Jean Drysdale
- Country (sports): South Africa
- Born: 23 September 1939
- Died: 31 March 1984 (aged 44) Austin, Texas

Grand Slam singles results
- French Open: 3R (1962)
- Wimbledon: 4R (1962)

Grand Slam doubles results
- French Open: 2R (1956, 1962)
- Wimbledon: 3R (1962)
- US Open: 2R (1967)

Grand Slam mixed doubles results
- French Open: QF (1956)
- Wimbledon: QF (1962)
- US Open: 1R (1967)

= Jean Drysdale =

South African tennis player

Jean Drysdale (née Forbes; 23 September 1939 — 31 March 1984) was a South African tennis player.

Drysdale grew up on a sheep farm in Burgersdorp and the family had a tennis court as part of the property, where she practised with elder brothers Gordon and Jack Forbes, both tour players.

As a 15-year old in 1955 she made a surprise run to the singles final of the Queen's Club Championships, a precursor tournament to Wimbledon. She defeated two players who gained high seedings at Wimbledon, Darlene Hard and Dorothy Knode, but was unable to compete at the championships herself due to an age restriction.

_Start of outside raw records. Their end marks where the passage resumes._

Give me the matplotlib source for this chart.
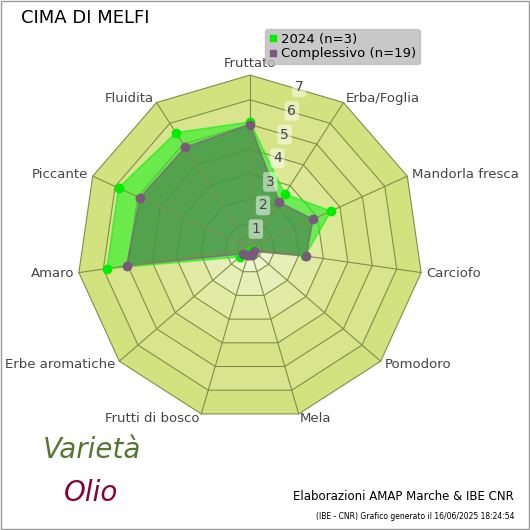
import numpy as np
import matplotlib.pyplot as plt
from matplotlib.patches import Polygon, Rectangle
from matplotlib.lines import Line2D

categories = ["Fruttato", "Erba/Foglia", "Mandorla fresca", "Carciofo", "Pomodoro", "Mela",
              "Frutti di bosco", "Erbe aromatiche", "Amaro", "Piccante", "Fluidita"]
val_2024 = [5.1, 2.6, 3.6, 2.25, 0.15, 0.1, 0.2, 0.55, 5.85, 5.85, 5.55]
val_all = [5.0, 2.2, 2.8, 2.3, 0.2, 0.3, 0.3, 0.35, 5.05, 4.9, 4.85]
ring_ticks = [1, 2, 3, 4, 5, 6, 7]

n = len(categories)
ang = np.arange(n) * 2 * np.pi / n


def xy(r, a):
    return np.array(r) * np.sin(a), np.array(r) * np.cos(a)


fig = plt.figure(figsize=(5.3, 5.3), dpi=100)
ax = fig.add_axes([0, 0, 1, 1])
u = 24.7
ax.set_xlim(-250 / u, 280 / u)
ax.set_ylim(-282 / u, 248 / u)
ax.axis("off")
fig.patches.append(Rectangle((0.002, 0.002), 0.996, 0.996, transform=fig.transFigure,
                             fill=False, ec="#999999", lw=1))

# background bands
cols = ["#d2e27e", "#d8e58c", "#d6e487", "#dce895", "#e1eba3", "#e7efb8", "#eef4cc"]
for i, r in enumerate(range(7, 0, -1)):
    x, y = xy(np.full(n, r), ang)
    ax.add_patch(Polygon(np.c_[x, y], closed=True, fc=cols[i], ec="#7f8f4a", lw=0.8))
x, y = xy(np.full(n, 0.5), ang)
ax.add_patch(Polygon(np.c_[x, y], closed=True, fc="#f5f8e4", ec="#7f8f4a", lw=0.8))
for a in ang:
    ax.plot([0, 7 * np.sin(a)], [0, 7 * np.cos(a)], color="#7f8f4a", lw=0.8)

# series
x, y = xy(val_2024, ang)
ax.add_patch(Polygon(np.c_[x, y], closed=True, fc="#22ee22", alpha=0.6, ec="#11ee11", lw=1.2))
ax.plot(x, y, "o", color="#00ee00", ms=6, zorder=5)
x2, y2 = xy(val_all, ang)
ax.add_patch(Polygon(np.c_[x2, y2], closed=True, fc="#4a8450", alpha=0.7, ec="#806080", lw=1.2))
ax.plot(x2, y2, "o", color="#7a5a7a", ms=6, zorder=6)

for t in ring_ticks:
    a = np.radians(17)
    ax.text((t - 0.2) * np.sin(a), (t - 0.2) * np.cos(a), str(t), fontsize=10, color="#444444",
            ha="center", va="center",
            bbox=dict(boxstyle="round,pad=0.2", fc="white", ec="none", alpha=0.5))

for c, a in zip(categories, ang):
    s = np.sin(a)
    ha = "center" if abs(s) < 0.2 else ("left" if s > 0 else "right")
    r = 7.45 if abs(s) < 0.2 else 7.2
    ax.text(r * np.sin(a), r * np.cos(a), c, fontsize=9.5, color="#444444", ha=ha, va="center")

handles = [Line2D([], [], ls="none", marker="s", ms=5, color="#00ee00"),
           Line2D([], [], ls="none", marker="s", ms=5, color="#7a5a7a")]
leg = ax.legend(handles, ["2024 (n=3)", "Complessivo (n=19)"], loc="upper left",
                bbox_to_anchor=(0.5, 0.945), fontsize=9.5, frameon=True,
                handletextpad=0.3, borderpad=0.3, labelspacing=0.1, handlelength=0.6,
                borderaxespad=0)
leg.get_frame().set_facecolor("#bbbbbb")
leg.get_frame().set_edgecolor("#bbbbbb")

fig.text(0.04, 0.966, "CIMA DI MELFI", fontsize=13, va="center", ha="left")
fig.text(0.97, 0.064, "Elaborazioni AMAP Marche & IBE CNR", fontsize=8.5, ha="right", va="center")
fig.text(0.97, 0.026, "(IBE - CNR) Grafico generato il 16/06/2025 18:24:54", fontsize=5.5,
         ha="right", va="center")
fig.text(0.08, 0.15, "Varietà", fontsize=20, style="italic", color="#557733", va="center")
fig.text(0.12, 0.07, "Olio", fontsize=20, style="italic", color="#880033", va="center")

fig.savefig("out.png", dpi=100)
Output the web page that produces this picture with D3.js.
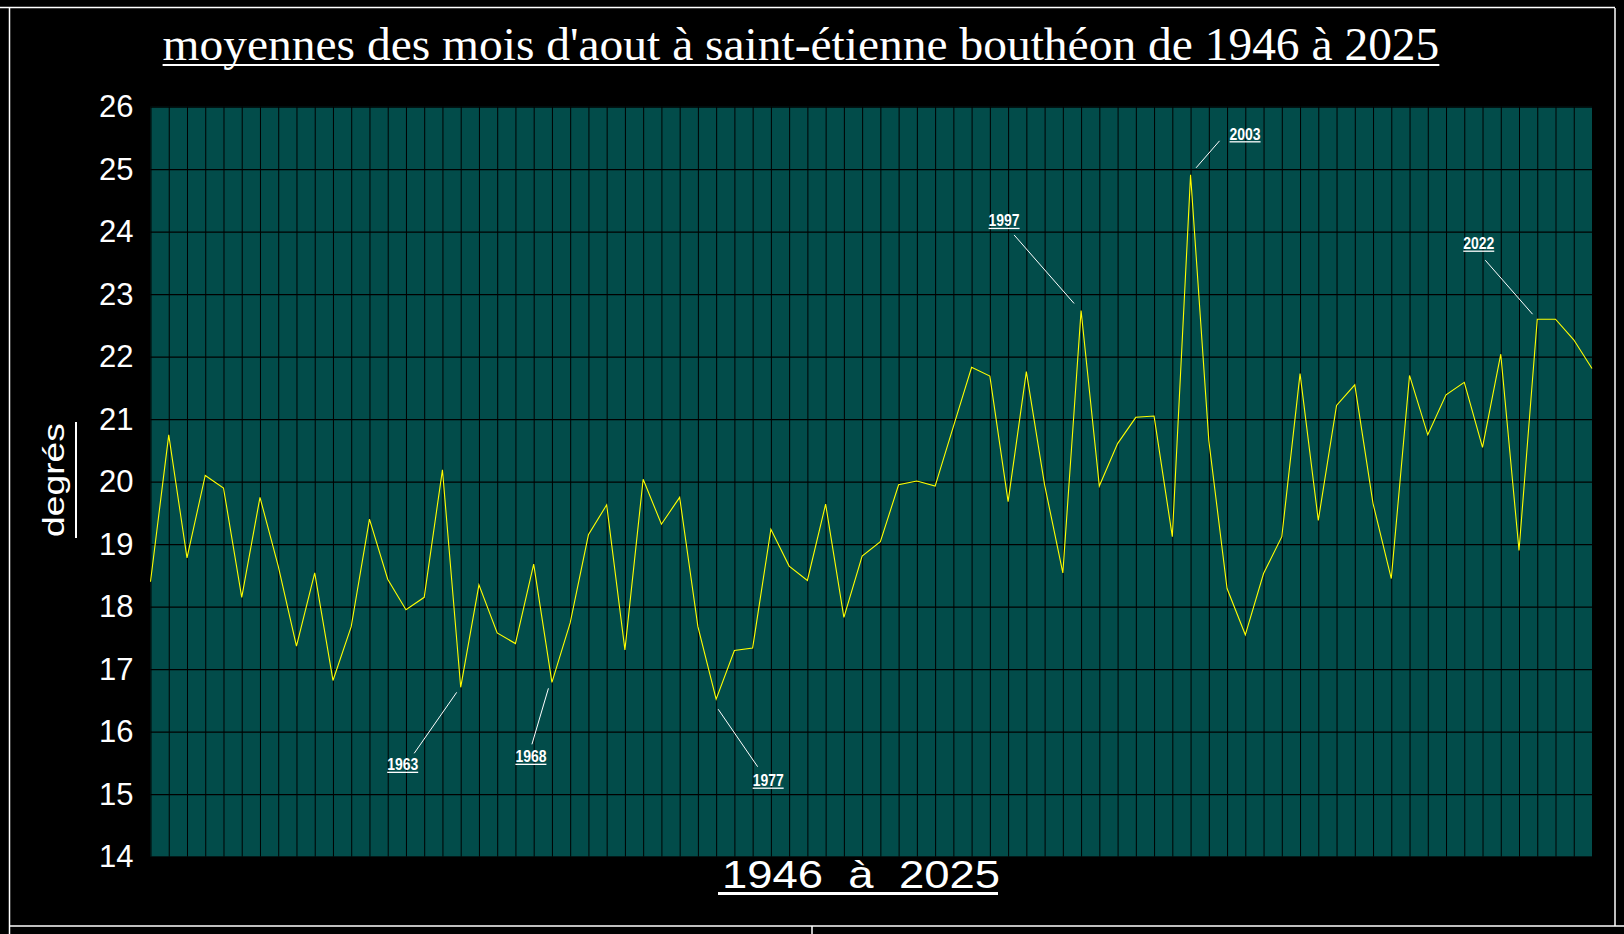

Drysdale's best performance at the Wimbledon Championships came in 1962 when she reached the fourth round of the singles and while partnering brother Gordon made the mixed doubles quarter-finals.

In 1967 she married tennis player Cliff Drysdale in London. She had another tennis playing relation at this time in Valerie Koortzen, a Wimbledon quarter-finalist, who was her sister-in-law during her marriage to Gordon Forbes.

Drysdale settled in Texas, working as a teaching pro at Lakeway World of Resorts. Around 1982 she separated from husband Cliff, with whom she had two children. She died at the age of 44 in 1984 of an undisclosed illness.